2009-12-08 15:08:02

Gli Usa riconoscono i danni della C02 per l’ambiente e entra nel vivo il vertice di Copenaghen


Dopo la prima giornata di accoglienza, è entrata oggi nel vivo la conferenza sul clima di Copenaghen che vede le delegazioni di oltre 190 Paesi impegnate nei negoziati per un nuovo accordo sul taglio delle emissioni di gas serra. Intanto cresce l’ottimismo per l’esito del vertice, dopo che l’agenzia per la protezione ambientale Usa ha decretato ufficialmente che le emissioni di Co2 sono una minaccia per la salute umana, offrendo così al presidente Obama maggiore spazio di manovra al tavolo delle trattative.
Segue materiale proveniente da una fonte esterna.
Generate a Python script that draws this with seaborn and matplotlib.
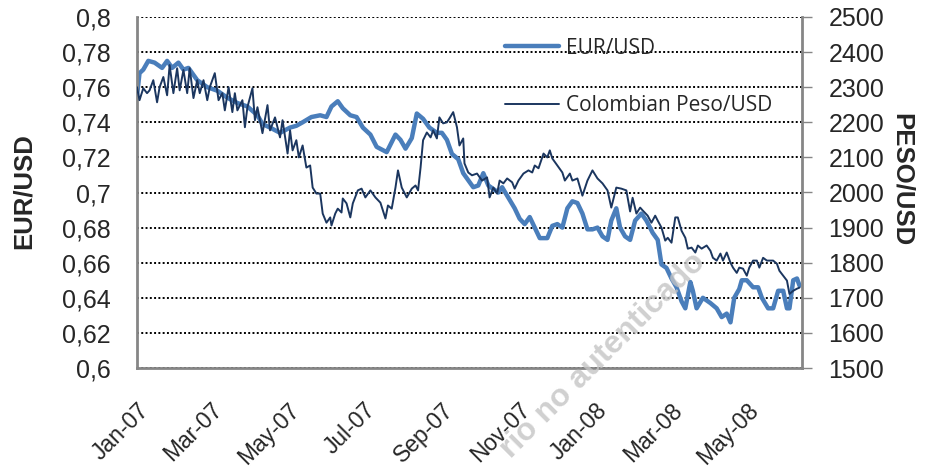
"""EUR/USD vs Colombian Peso/USD, Jan-2007 to Jun-2008 (dual axis)."""
import matplotlib
matplotlib.use("Agg")
import matplotlib.pyplot as plt
from matplotlib.ticker import FuncFormatter
import pandas as pd
import seaborn as sns

# EUR per USD (left axis)
eur_dates = [
    "2007-01-01", "2007-01-03", "2007-01-06", "2007-01-10", "2007-01-15", "2007-01-21",
    "2007-01-25", "2007-01-29", "2007-02-03", "2007-02-07", "2007-02-11", "2007-02-18",
    "2007-02-26", "2007-03-06", "2007-03-14", "2007-03-22", "2007-03-30", "2007-04-07",
    "2007-04-11", "2007-04-17", "2007-04-25", "2007-05-03", "2007-05-08", "2007-05-13",
    "2007-05-20", "2007-05-27", "2007-06-01", "2007-06-05", "2007-06-10", "2007-06-14",
    "2007-06-20", "2007-06-25", "2007-06-30", "2007-07-06", "2007-07-11", "2007-07-19",
    "2007-07-26", "2007-07-30", "2007-08-03", "2007-08-08", "2007-08-12", "2007-08-17",
    "2007-08-22", "2007-08-28", "2007-09-01", "2007-09-05", "2007-09-09", "2007-09-14",
    "2007-09-18", "2007-09-26", "2007-09-30", "2007-10-04", "2007-10-08", "2007-10-16",
    "2007-10-19", "2007-10-24", "2007-10-29", "2007-11-02", "2007-11-06", "2007-11-10",
    "2007-11-14", "2007-11-18", "2007-11-24", "2007-11-28", "2007-12-02", "2007-12-06",
    "2007-12-10", "2007-12-14", "2007-12-18", "2007-12-22", "2007-12-26", "2007-12-30",
    "2008-01-03", "2008-01-07", "2008-01-11", "2008-01-14", "2008-01-18", "2008-01-21",
    "2008-01-25", "2008-01-29", "2008-02-02", "2008-02-07", "2008-02-11", "2008-02-16",
    "2008-02-20", "2008-02-23", "2008-02-27", "2008-03-02", "2008-03-06", "2008-03-10",
    "2008-03-13", "2008-03-17", "2008-03-19", "2008-03-22", "2008-03-27", "2008-04-02",
    "2008-04-07", "2008-04-11", "2008-04-15", "2008-04-18", "2008-04-21", "2008-04-25",
    "2008-04-27", "2008-05-01", "2008-05-06", "2008-05-10", "2008-05-13", "2008-05-18",
    "2008-05-22", "2008-05-26", "2008-05-30", "2008-06-02", "2008-06-04", "2008-06-07",
    "2008-06-10", "2008-06-12",
]
eur_values = [
    0.755, 0.768, 0.770, 0.775, 0.774, 0.771,
    0.775, 0.771, 0.774, 0.770, 0.771, 0.764,
    0.760, 0.758, 0.754, 0.751, 0.749, 0.744,
    0.739, 0.737, 0.734, 0.737, 0.738, 0.740,
    0.743, 0.744, 0.743, 0.749, 0.752, 0.748,
    0.744, 0.743, 0.737, 0.733, 0.726, 0.723,
    0.733, 0.730, 0.725, 0.731, 0.745, 0.742,
    0.737, 0.734, 0.734, 0.730, 0.722, 0.719,
    0.711, 0.703, 0.704, 0.711, 0.704, 0.700,
    0.703, 0.697, 0.691, 0.685, 0.682, 0.686,
    0.680, 0.674, 0.674, 0.681, 0.682, 0.680,
    0.691, 0.695, 0.694, 0.688, 0.679, 0.679,
    0.680, 0.675, 0.673, 0.684, 0.691, 0.680,
    0.675, 0.673, 0.684, 0.688, 0.684, 0.677,
    0.673, 0.659, 0.657, 0.651, 0.646, 0.638,
    0.634, 0.649, 0.644, 0.634, 0.640, 0.637,
    0.634, 0.629, 0.631, 0.626, 0.640, 0.645,
    0.650, 0.650, 0.646, 0.646, 0.640, 0.634,
    0.634, 0.644, 0.644, 0.634, 0.634, 0.650,
    0.651, 0.647,
]

# Colombian pesos per USD (right axis)
cop_dates = [
    "2007-01-01", "2007-01-03", "2007-01-06", "2007-01-09", "2007-01-11", "2007-01-14",
    "2007-01-17", "2007-01-19", "2007-01-22", "2007-01-25", "2007-01-27", "2007-01-30",
    "2007-02-02", "2007-02-04", "2007-02-07", "2007-02-10", "2007-02-12", "2007-02-15",
    "2007-02-18", "2007-02-20", "2007-02-23", "2007-02-26", "2007-02-28", "2007-03-04",
    "2007-03-07", "2007-03-10", "2007-03-12", "2007-03-15", "2007-03-18", "2007-03-20",
    "2007-03-22", "2007-03-26", "2007-03-28", "2007-03-30", "2007-04-03", "2007-04-05",
    "2007-04-07", "2007-04-11", "2007-04-15", "2007-04-17", "2007-04-21", "2007-04-25",
    "2007-04-27", "2007-05-01", "2007-05-03", "2007-05-05", "2007-05-08", "2007-05-10",
    "2007-05-13", "2007-05-16", "2007-05-19", "2007-05-21", "2007-05-24", "2007-05-27",
    "2007-05-29", "2007-06-01", "2007-06-04", "2007-06-05", "2007-06-08", "2007-06-10",
    "2007-06-13", "2007-06-14", "2007-06-17", "2007-06-20", "2007-06-22", "2007-06-26",
    "2007-06-29", "2007-07-02", "2007-07-06", "2007-07-10", "2007-07-14", "2007-07-18",
    "2007-07-20", "2007-07-23", "2007-07-26", "2007-07-28", "2007-07-31", "2007-08-04",
    "2007-08-08", "2007-08-11", "2007-08-13", "2007-08-15", "2007-08-17", "2007-08-20",
    "2007-08-23", "2007-08-25", "2007-08-28", "2007-08-30", "2007-09-02", "2007-09-05",
    "2007-09-07", "2007-09-10", "2007-09-13", "2007-09-15", "2007-09-18", "2007-09-19",
    "2007-09-22", "2007-09-25", "2007-09-29", "2007-10-03", "2007-10-07", "2007-10-09",
    "2007-10-12", "2007-10-15", "2007-10-17", "2007-10-20", "2007-10-23", "2007-10-27",
    "2007-10-29", "2007-11-01", "2007-11-05", "2007-11-09", "2007-11-12", "2007-11-14",
    "2007-11-17", "2007-11-21", "2007-11-24", "2007-11-26", "2007-11-28", "2007-12-02",
    "2007-12-06", "2007-12-08", "2007-12-12", "2007-12-14", "2007-12-18", "2007-12-22",
    "2007-12-26", "2007-12-30", "2008-01-03", "2008-01-07", "2008-01-11", "2008-01-14",
    "2008-01-18", "2008-01-22", "2008-01-26", "2008-01-29", "2008-01-31", "2008-02-03",
    "2008-02-06", "2008-02-08", "2008-02-12", "2008-02-15", "2008-02-18", "2008-02-20",
    "2008-02-23", "2008-02-26", "2008-02-28", "2008-03-02", "2008-03-05", "2008-03-07",
    "2008-03-10", "2008-03-13", "2008-03-15", "2008-03-18", "2008-03-21", "2008-03-23",
    "2008-03-26", "2008-03-30", "2008-04-02", "2008-04-04", "2008-04-07", "2008-04-10",
    "2008-04-12", "2008-04-15", "2008-04-18", "2008-04-20", "2008-04-23", "2008-04-25",
    "2008-04-28", "2008-05-01", "2008-05-03", "2008-05-06", "2008-05-09", "2008-05-11",
    "2008-05-14", "2008-05-17", "2008-05-19", "2008-05-22", "2008-05-25", "2008-05-27",
    "2008-05-30", "2008-06-02", "2008-06-04", "2008-06-07", "2008-06-10", "2008-06-12",
]
cop_values = [
    2300, 2263, 2297, 2283, 2291, 2320,
    2257, 2300, 2329, 2277, 2363, 2283,
    2354, 2291, 2349, 2283, 2354, 2269,
    2320, 2283, 2320, 2263, 2300, 2340,
    2263, 2283, 2234, 2300, 2229, 2283,
    2234, 2263, 2186, 2243, 2297, 2206,
    2243, 2169, 2249, 2177, 2214, 2157,
    2206, 2111, 2177, 2120, 2149, 2100,
    2134, 2071, 2077, 2014, 1997, 1997,
    1940, 1914, 1929, 1906, 1940, 1954,
    1943, 1983, 1969, 1929, 1969, 2006,
    2011, 1986, 2006, 1986, 1971, 1926,
    1963, 1954, 2014, 2063, 2014, 1986,
    2011, 2020, 2006, 2071, 2149, 2171,
    2157, 2177, 2154, 2214, 2197, 2200,
    2211, 2229, 2186, 2134, 2154, 2083,
    2057, 2049, 2054, 2034, 2043, 1986,
    2014, 1997, 2034, 2026, 2040, 2029,
    2011, 2034, 2054, 2063, 2057, 2077,
    2069, 2111, 2100, 2120, 2097, 2077,
    2057, 2034, 2054, 2034, 2040, 1991,
    2034, 2063, 2040, 2026, 2006, 1957,
    2014, 2011, 2006, 1946, 1985, 1940,
    1957, 1949, 1934, 1914, 1934, 1920,
    1900, 1863, 1871, 1857, 1929, 1929,
    1891, 1871, 1840, 1843, 1829, 1849,
    1840, 1849, 1834, 1814, 1806, 1826,
    1806, 1829, 1800, 1786, 1771, 1786,
    1783, 1763, 1786, 1806, 1806, 1786,
    1814, 1806, 1806, 1806, 1797, 1777,
    1763, 1749, 1711, 1720, 1726, 1729,
]

month_ticks = ["2007-01-01", "2007-03-01", "2007-05-01", "2007-07-01", "2007-09-01",
               "2007-11-01", "2008-01-01", "2008-03-01", "2008-05-01"]
month_labels = ["Jan-07", "Mar-07", "May-07", "Jul-07", "Sep-07",
                "Nov-07", "Jan-08", "Mar-08", "May-08"]
eur_ticks = [0.6, 0.62, 0.64, 0.66, 0.68, 0.7, 0.72, 0.74, 0.76, 0.78, 0.8]
cop_ticks = [1500, 1600, 1700, 1800, 1900, 2000, 2100, 2200, 2300, 2400, 2500]

EUR_COLOR = "#4A7EBB"
COP_COLOR = "#1B365F"
SPINE = "#868686"

sns.set_style("white")
plt.rcParams["font.family"] = ["Liberation Sans", "DejaVu Sans"]

eur = pd.DataFrame({"date": pd.to_datetime(eur_dates), "rate": eur_values})
cop = pd.DataFrame({"date": pd.to_datetime(cop_dates), "rate": cop_values})

W, H = 925, 474
fig = plt.figure(figsize=(W / 100, H / 100), dpi=100)
ax = fig.add_axes([137 / W, 1 - 368 / H, (802 - 137) / W, (368 - 17) / H])
ax2 = ax.twinx()

sns.lineplot(data=eur, x="date", y="rate", ax=ax, color=EUR_COLOR, lw=3.2,
             estimator=None, label="EUR/USD", legend=False, solid_joinstyle="round")
sns.lineplot(data=cop, x="date", y="rate", ax=ax2, color=COP_COLOR, lw=1.4,
             estimator=None, label="Colombian Peso/USD", legend=False)

ax.set_xlim(pd.Timestamp("2007-01-01"), pd.Timestamp("2008-06-14"))
ax.set_ylim(0.6, 0.8)
ax2.set_ylim(1500, 2500)

ax.set_yticks(eur_ticks)
ax.yaxis.set_major_formatter(FuncFormatter(lambda v, _: f"{round(v, 2):g}".replace(".", ",")))
ax2.set_yticks(cop_ticks)
ax.set_xticks(pd.to_datetime(month_ticks))
ax.set_xticklabels(month_labels, rotation=45, ha="right", va="top", rotation_mode="anchor")

ax.set_axisbelow(True)
ax.yaxis.grid(True, color="black", linestyle=(0, (1, 1.2)), lw=1.4)
ax.xaxis.grid(False)

for side in ["top", "right"]:
    ax.spines[side].set_visible(False)
for side in ["top", "left", "bottom"]:
    ax2.spines[side].set_visible(False)
ax.spines["left"].set_color(SPINE)
ax.spines["left"].set_linewidth(2)
ax.spines["bottom"].set_color(SPINE)
ax.spines["bottom"].set_linewidth(2)
ax2.spines["right"].set_color(SPINE)
ax2.spines["right"].set_linewidth(2)

ax.tick_params(axis="y", length=0, pad=19, labelsize=18)
ax.tick_params(axis="x", length=0, pad=22, labelsize=16.5)
ax2.tick_params(axis="y", length=7, width=1, color=SPINE, direction="out", pad=12, labelsize=18)
ax.set_xlabel("")
ax.set_ylabel("")
ax2.set_ylabel("")

fig.text(24 / W, 1 - 191 / H, "EUR/USD", rotation=90, ha="center", va="center",
         fontsize=18.5, fontweight="bold")
fig.text(902 / W, 1 - 180 / H, "PESO/USD", rotation=270, ha="center", va="center",
         fontsize=18.5, fontweight="bold")

h1, l1 = ax.get_legend_handles_labels()
h2, l2 = ax2.get_legend_handles_labels()
ax2.legend(h1 + h2, l1 + l2, loc="upper left", bbox_to_anchor=(0.553, 0.941),
           frameon=False, prop={"family": "Open Sans", "size": 15},
           handlelength=2.6, handletextpad=0.35, labelspacing=1.75,
           borderpad=0, borderaxespad=0)

# scanned-document stamp over the chart
fig.text(603 / W, 1 - 355 / H, "rio no autenticado", rotation=45, ha="center", va="center",
         rotation_mode="anchor", fontsize=23, fontweight="bold", color="#c4c4c4",
         alpha=0.8, zorder=10)

fig.savefig("out.png", dpi=100, facecolor="white")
E in questi giorni sono tante le iniziative organizzate dalle Ong in tema clima, fra le quali si segnala la campagna della Caritas “Stand up 2009 Uniti contro la povertà e i cambiamenti climatici”. Fabio Colagrande ha intervistato Paolo Beccegato responsabile dell’area internazionale della Caristas:RealAudioMP3

R. – Il cambiamento climatico e, in generale, tutto ciò che è disastro e danno all’ambiente, ha delle ripercussioni su tutti, ma in particolare sui più poveri: pensiamo al sud del mondo, ai processi di desertificazione che riducono per esempio le terre arabili, ai processi di innalzamento delle acque che mettono in conflitto agricoltori con pescatori. L’aumento del numero dei disastri naturali negli ultimi 40 anni del 600 per cento, l’aumento dei disastri tecnologici del 1500 per cento sempre negli ultimi 40 anni, danno un’idea di come il problema sia di tutti, ma sia soprattutto dei più poveri.

 
D. – Guardando a questa situazione da un punto di vista positivo, voi di Stand up 2009 dite “la stretta correlazione tra povertà e clima può diventare un’opportunità”...

 
R. – Esattamente. Questo vale in termini preventivi. Quindi, lavorare per esempio sulla riduzione delle emissioni di anidride carbonica, lavorare per una maggiore efficienza energetica, lavorare per una maggiore diversificazione delle risorse e della produzione di energia con energie rinnovabili, tutto ciò può essere un bene per il domani, ma può essere un bene anche per l’oggi, perché per esempio darebbe modo di creare molti posti di lavoro. Quindi, il tema addirittura si interseca con la crisi economica in atto, si interseca con la possibilità di creare occupazione nel nord, come nel sud del mondo. E quindi quello che si chiede è certamente un impegno personale di ciascuno in ordine a questo, ma anche un impegno dei leader politici in questi giorni, perché prendano delle decisioni lungimiranti, dove nel breve periodo certamente si chiede un investimento, che però certamente verrà più che ripagato nel medio e lungo periodo.

 
D. – I massimi esperti dell’Onu sulle questioni climatiche hanno detto che perché questa conferenza sia un successo occorre che i Paesi sviluppati prendano i loro impegni, ma anche che i Paesi in via di sviluppo assumano delle responsabilità...

 
R. – Esattamente. Oggi bisogna dire che in termini assoluti, i più grandi “inquinatori”, coloro che producono più CO2, anidride carbonica, sono gli Stati Uniti e la Cina. In pochi anni diverranno Cina, India e Brasile i più grandi “inquinatori” della Terra. Usiamo questo termine un po’ duro, ma la maggiore emissione e produzione di anidride carbonica viene presa come uno degli indicatori, poi effettivamente il discorso è molto più complesso. Ecco che quindi l’impegno ad aiutare i Paesi più poveri a ridurre le loro emissioni diventa un impegno di tutti. Non può essere lasciato solo sulle loro spalle, perché fino ad oggi i grandi “inquinatori” sono stati i Paesi più ricchi e la situazione ora sta cambiando. Quindi, non si può oggi attribuire le responsabilità solo su chi ha sostanzialmente fino ad oggi subito. In prospettiva, però, bisogna lavorare veramente tutti insieme, alzarsi in piedi tutti insieme, come diceva la nostra campagna. E i cittadini italiani e quelli di tutto il mondo hanno risposto in modo massiccio a sottolineare come non sia solo un gesto vuoto, ma ci sia piena consapevolezza rispetto all’importanza di queste decisioni.